Maharashtra government To Formulate New Labour Policy

Maharashtra government is in the process of formulating a comprehensive labour policy in order to promote
harmonious relationship between employers and workers.
“The policy provides guidelines on the interaction between the workers and employers in the organised sector, on role of trade unions and employer’s organisations and also guideline for protection of workers in the unorganised sector, including those who are self-employed,” principal secretary (Labour) Dr Kavita Gupta, said.
The policy represents the statement of intentions of the government on labour and takes into account
pronouncements of the Central and state government on industry, employment, investment and infrastructure, safety and health, child labour and national policy on HIV/AIDS, etc.
The policy dwells on unorganised sector, safety and health at work, coverage of protection, contract labour, bilateral iteraction in workplaces, industrial dispute, social security, working and living conditions for labour, gender concerns, and issues related to union workers, migrant workers and disabled workers.
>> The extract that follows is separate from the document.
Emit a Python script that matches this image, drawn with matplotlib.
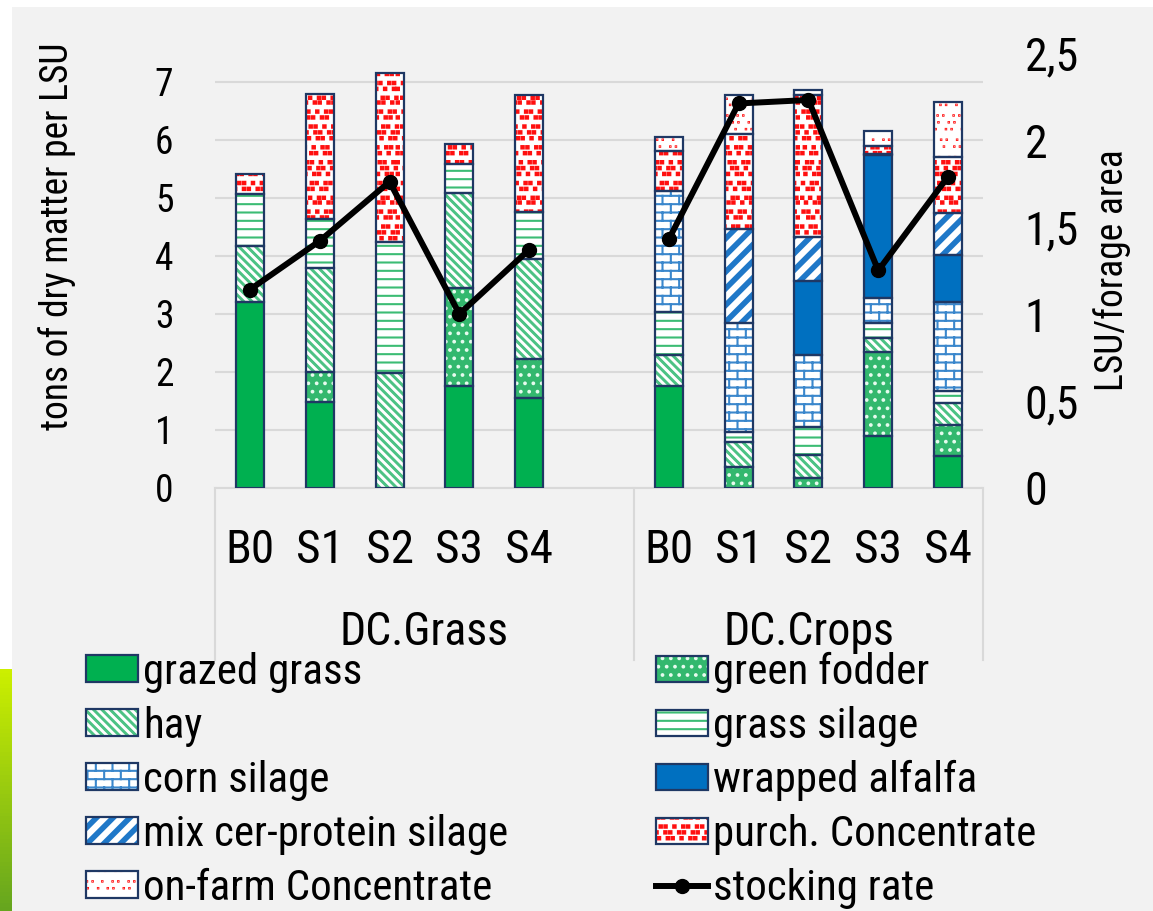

It also addresses issues like sexual harassment, labour standards and corporate social responsibility, Gupta said.
The policy aims at improving labour productivity, especially in the globalised scenario and focuses on creating a winwin situation for the labour and industries and promoting capacities through good practises which will enable state to face a globally competitive environment.
The draft Labour Policy was put on the government website in November last year and was available for suggestions and objections till March 10, she said.
Several suggestions and objections were received from various stakeholders including the managements, labour unions and other experts, Gupta said.
They are being considered to formulate the final policy which will shortly be put up for government approval, she added.